What does $e^z=e^x cis (y)$ mean? More specifically, what does "cis" stand for?
$cis(y)$ is a shorthand way of writing $\cos{y} + i\sin{y}$, which is a complex number of magnitude 1 written in polar co-ordinates.

By definition of $z = x + iy$, we have

$e^z = e^{x+iy} = e^x e^{iy} = e^x cis(y)$

because, by Euler's formula

$e^{i\theta} = cis(\theta)$

8. Originally Posted by Showcase_22
Actually, i'm not sure I do :s

What does $e^z=e^x cis (y)$ mean? More specifically, what does "cis" stand for?
It actualy means very little, it is a relativly recently invented notation for:

$\cos(x)+{\bold{i}}\sin(x)$

but such a notation is unneccessary, and redundant.
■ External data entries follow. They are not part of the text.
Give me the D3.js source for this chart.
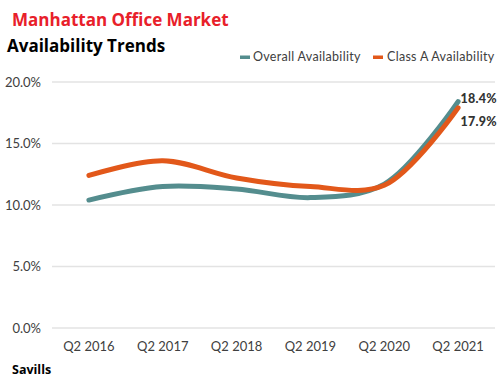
<!DOCTYPE html>
<html><head><meta charset="utf-8">
<script src="https://cdn.jsdelivr.net/npm/d3@7"></script>
<style>body{margin:0;background:#fff}svg{display:block}</style>
</head><body>
<svg id="c" width="502" height="384"></svg>
<script>
const categories = ["Q2 2016","Q2 2017","Q2 2018","Q2 2019","Q2 2020","Q2 2021"];
const overall = [10.4, 11.5, 11.3, 10.6, 11.7, 18.4];
const classA  = [12.4, 13.6, 12.2, 11.5, 11.6, 17.9];
const yTicks = [0, 5, 10, 15, 20];
const seriesNames = ["Overall Availability", "Class A Availability"];
const colors = ["#548d8e", "#e2581a"];

const svg = d3.select("#c");
const x = d3.scaleBand().domain(categories).range([52, 495]);
const y = d3.scaleLinear().domain([0, 20]).range([328, 82]);
const cx = d => x(d) + x.bandwidth()/2;

// gridlines
svg.append("g").selectAll("line").data(yTicks).join("line")
  .attr("x1", 52).attr("x2", 495)
  .attr("y1", d => y(d)).attr("y2", d => y(d))
  .attr("stroke", "#e3e3e3").attr("stroke-width", 1.5);

const axisFont = "Lato, 'Open Sans', sans-serif";
// y labels
svg.append("g").selectAll("text").data(yTicks).join("text")
  .attr("x", 41).attr("y", d => y(d) + 4.5)
  .attr("text-anchor", "end")
  .attr("font-family", axisFont).attr("font-size", 13).attr("fill", "#404040")
  .text(d => d.toFixed(1) + "%");

// x labels
svg.append("g").selectAll("text").data(categories).join("text")
  .attr("x", d => cx(d)).attr("y", 351)
  .attr("text-anchor", "middle")
  .attr("font-family", axisFont).attr("font-size", 13).attr("fill", "#404040")
  .text(d => d);

const line = d3.line().x((d,i) => cx(categories[i])).y(d => y(d)).curve(d3.curveCatmullRom.alpha(0.5));
[overall, classA].forEach((s, k) => {
  svg.append("path").attr("d", line(s)).attr("fill", "none")
    .attr("stroke", colors[k]).attr("stroke-width", 5).attr("stroke-linecap", "round");
});

// end labels
svg.append("text").attr("x", 497).attr("y", y(overall[5]) + 1).attr("text-anchor", "end")
  .attr("font-family", axisFont).attr("font-weight", "900").attr("font-size", 12.5).attr("fill", "#333")
  .attr("letter-spacing", 0.3)
  .text(overall[5].toFixed(1) + "%");
svg.append("text").attr("x", 497).attr("y", y(classA[5]) + 18).attr("text-anchor", "end")
  .attr("font-family", axisFont).attr("font-weight", "900").attr("font-size", 12.5).attr("fill", "#333")
  .attr("letter-spacing", 0.3)
  .text(classA[5].toFixed(1) + "%");

// legend
const lg = [{x: 240, tx: 253}, {x: 373, tx: 387}];
seriesNames.forEach((n, k) => {
  svg.append("rect").attr("x", lg[k].x).attr("y", 55.5).attr("width", 10).attr("height", 3.5).attr("fill", colors[k]);
  svg.append("text").attr("x", lg[k].tx).attr("y", 61).attr("font-family", axisFont)
    .attr("font-size", 12.5).attr("letter-spacing", 0.3).attr("fill", "#404040").text(n);
});

// titles
svg.append("text").attr("x", 12).attr("y", 26).attr("font-family", "'Open Sans', sans-serif")
  .attr("font-weight", "bold").attr("font-size", 17).attr("fill", "#e8202a").text("Manhattan Office Market");
svg.append("text").attr("x", 7).attr("y", 52).attr("font-family", "'Open Sans', sans-serif")
  .attr("font-weight", "bold").attr("font-size", 17).attr("fill", "#000").text("Availability Trends");
svg.append("text").attr("x", 12).attr("y", 374).attr("font-family", "'Open Sans', sans-serif")
  .attr("font-weight", "bold").attr("font-size", 12.5).attr("fill", "#000").text("Savills");
</script>
</body></html>
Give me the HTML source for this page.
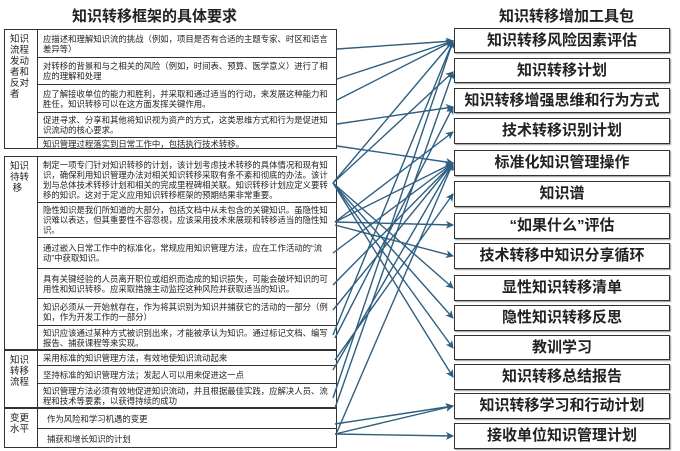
<!DOCTYPE html>
<html><head><meta charset="utf-8"><style>
*{margin:0;padding:0;box-sizing:border-box}
body{width:680px;height:451px;background:#fff;position:relative;overflow:hidden;font-family:"Liberation Sans","Noto Sans CJK SC",sans-serif;color:#222}
.a{position:absolute}
.t{font-weight:bold;font-size:15px;color:#222}
.sec{position:absolute;left:4px;width:333px;border:1px solid #333}
.lab{position:absolute;left:0;top:0;bottom:0;width:33px;border-right:1px solid #333;font-size:9.5px;line-height:11px;padding:4px 0 0 5px}
.row{position:absolute;left:33px;right:0;border-bottom:1px solid #333;font-size:8.4px;line-height:10px;padding:0 4px 0 5px;display:flex;align-items:center}
.row:last-child{border-bottom:none}
.box{position:absolute;left:454px;width:216px;border:1.5px solid #333;box-shadow:1px 1px 1px #999;font-weight:bold;font-size:15px;text-align:center;line-height:23px}
</style></head><body>
<div class="a t" style="left:72px;top:5px;">知识转移框架的具体要求</div>
<div class="a t" style="left:499px;top:5px;">知识转移增加工具包</div>

<div class="sec" style="top:29px;height:120px">
<div class="lab">知识<br>流程<br>发动<br>者和<br>反对<br>者</div>
<div class="row" style="top:0;height:28px">应描述和理解知识流的挑战（例如，项目是否有合适的主题专家、时区和语言差异等）</div>
<div class="row" style="top:28px;height:27px">对转移的背景和与之相关的风险（例如，时间表、预算、医学意义）进行了相应的理解和处理</div>
<div class="row" style="top:55px;height:28px">应了解接收单位的能力和胜利，并采取和通过适当的行动，来发展这种能力和胜任，知识转移可以在这方面发挥关键作用。</div>
<div class="row" style="top:83px;height:25px">促进寻求、分享和其他将知识视为资产的方式，这类思维方式和行为是促进知识流动的核心要求。</div>
<div class="row" style="top:108px;height:11px">知识管理过程落实到日常工作中，包括执行技术转移。</div>
</div>

<div class="sec" style="top:156px;height:194px">
<div class="lab">知识<br>待转<br>&nbsp;移</div>
<div class="row" style="top:0;height:46px">制定一项专门针对知识转移的计划，该计划考虑技术转移的具体情况和现有知识，确保利用知识管理办法对相关知识转移采取有条不紊和彻底的办法。该计划与总体技术转移计划和相关的完成里程碑相关联。知识转移计划应定义要转移的知识。这对于定义应用知识转移框架的预期结果非常重要。</div>
<div class="row" style="top:46px;height:35px">隐性知识是我们所知道的大部分，包括文档中从未包含的关键知识。虽隐性知识难以表达，但其重要性不容忽视，应该采用技术来展现和转移适当的隐性知识。</div>
<div class="row" style="top:81px;height:31px">通过嵌入日常工作中的标准化，常规应用知识管理方法，应在工作活动的“流动”中获取知识。</div>
<div class="row" style="top:112px;height:30px">具有关键经验的人员离开职位或组织而造成的知识损失，可能会破坏知识的可用性和知识转移。应采取措施主动监控这种风险并获取适当的知识。</div>
<div class="row" style="top:142px;height:27px">知识必须从一开始就存在，作为将其识别为知识并捕获它的活动的一部分（例如，作为开发工作的一部分）</div>
<div class="row" style="top:169px;height:24px">知识应该通过某种方式被识别出来，才能被承认为知识。通过标记文档、编写报告、捕获课程等来实现。</div>
</div>

<div class="sec" style="top:350px;height:58px">
<div class="lab">知识<br>转移<br>流程</div>
<div class="row" style="top:0;height:15px">采用标准的知识管理方法，有效地使知识流动起来</div>
<div class="row" style="top:15px;height:18px">坚持标准的知识管理方法；发起人可以用来促进这一点</div>
<div class="row" style="top:33px;height:24px">知识管理方法必须有效地促进知识流动，并且根据最佳实践，应解决人员、流程和技术等要素，以获得持续的成功</div>
</div>

<div class="sec" style="top:408px;height:40px">
<div class="lab">变更<br>水平</div>
<div class="row" style="top:0;height:20px;padding-left:9px">作为风险和学习机遇的变更</div>
<div class="row" style="top:20px;height:19px;padding-left:9px">捕获和增长知识的计划</div>
</div>

<div class="box" style="top:28px;height:25px">知识转移风险因素评估</div>
<div class="box" style="top:58px;height:25px">知识转移计划</div>
<div class="box" style="top:88px;height:25px">知识转移增强思维和行为方式</div>
<div class="box" style="top:118px;height:26px">技术转移识别计划</div>
<div class="box" style="top:150px;height:26px">标准化知识管理操作</div>
<div class="box" style="top:181px;height:26px">知识谱</div>
<div class="box" style="top:213px;height:26px">“如果什么”评估</div>
<div class="box" style="top:243px;height:26px">技术转移中知识分享循环</div>
<div class="box" style="top:275px;height:26px">显性知识转移清单</div>
<div class="box" style="top:305px;height:26px">隐性知识转移反思</div>
<div class="box" style="top:335px;height:25px">教训学习</div>
<div class="box" style="top:364px;height:26px">知识转移总结报告</div>
<div class="box" style="top:393px;height:26px">知识转移学习和行动计划</div>
<div class="box" style="top:423px;height:26px">接收单位知识管理计划</div>

<svg class="a" style="left:0;top:0" width="680" height="451">
<defs><marker id="m" markerWidth="8" markerHeight="8" refX="7" refY="4" orient="auto" markerUnits="userSpaceOnUse"><path d="M0,0 L8,4 L0,8 L2,4z" fill="#2e5f80"/></marker></defs>
<g stroke="#2e5f80" stroke-width="1.4" fill="none" marker-end="url(#m)">
<path d="M337,49 L453,41"/><path d="M337,79 L453,41"/><path d="M337,100 L453,41"/>
<path d="M337,124 L453,107"/><path d="M337,146 L453,163"/>
<path d="M333,183 L453,41"/><path d="M333,183 L453,72"/><path d="M333,183 L453,288"/>
<path d="M333,183 L453,318"/><path d="M333,183 L453,348"/><path d="M333,183 L453,377"/>
<path d="M335,222 L453,163"/><path d="M335,222 L453,132"/><path d="M335,222 L453,225"/><path d="M335,225 L453,256"/>
<path d="M333,253 L453,163"/><path d="M333,285 L453,163"/><path d="M333,310 L453,163"/>
<path d="M333,335 L453,41"/><path d="M335,338 L453,107"/><path d="M333,370 L453,163"/>
<path d="M335,360 L453,194"/><path d="M333,398 L453,41"/><path d="M335,408 L453,72"/>
<path d="M335,424 L453,406"/><path d="M335,434 L453,406"/><path d="M335,434 L453,436"/><path d="M337,432 L453,163"/>
</g></svg>
</body></html>
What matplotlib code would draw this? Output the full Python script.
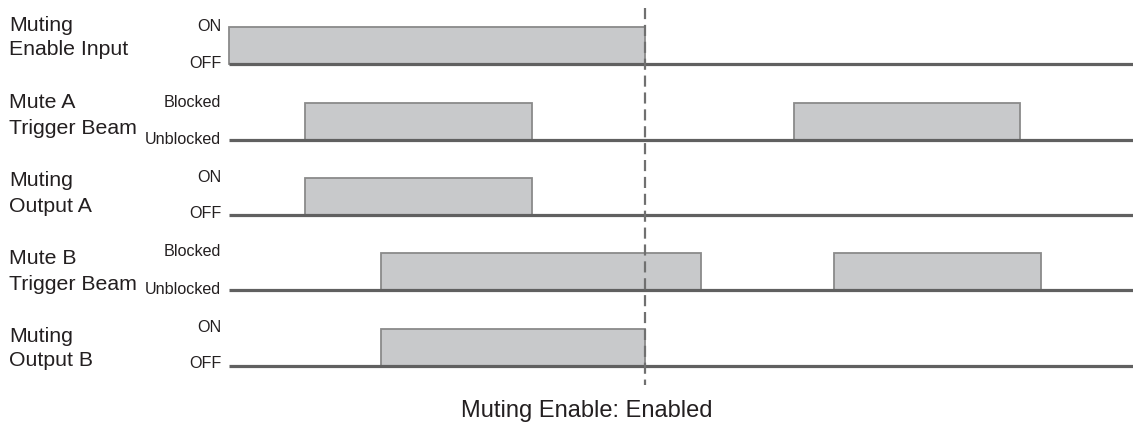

How did you work out that bit? Can your calculator work out complex numbers?
Well mine can, yes

RonL

9. oh right!

That cis notation looks redundant but it is shorter than writing $cos x+i sinx$. I might start using it on my whiteboard since I always run out of space on it!

My calculator can't do complex numbers. Well I don't think it can!

Does a TI-84 have a complex number setting? I haven't really used it and I didn't take the manual with me to university.

Also, for a trick question, that wasn't that bad. I guess lecturers write that there to freak students out!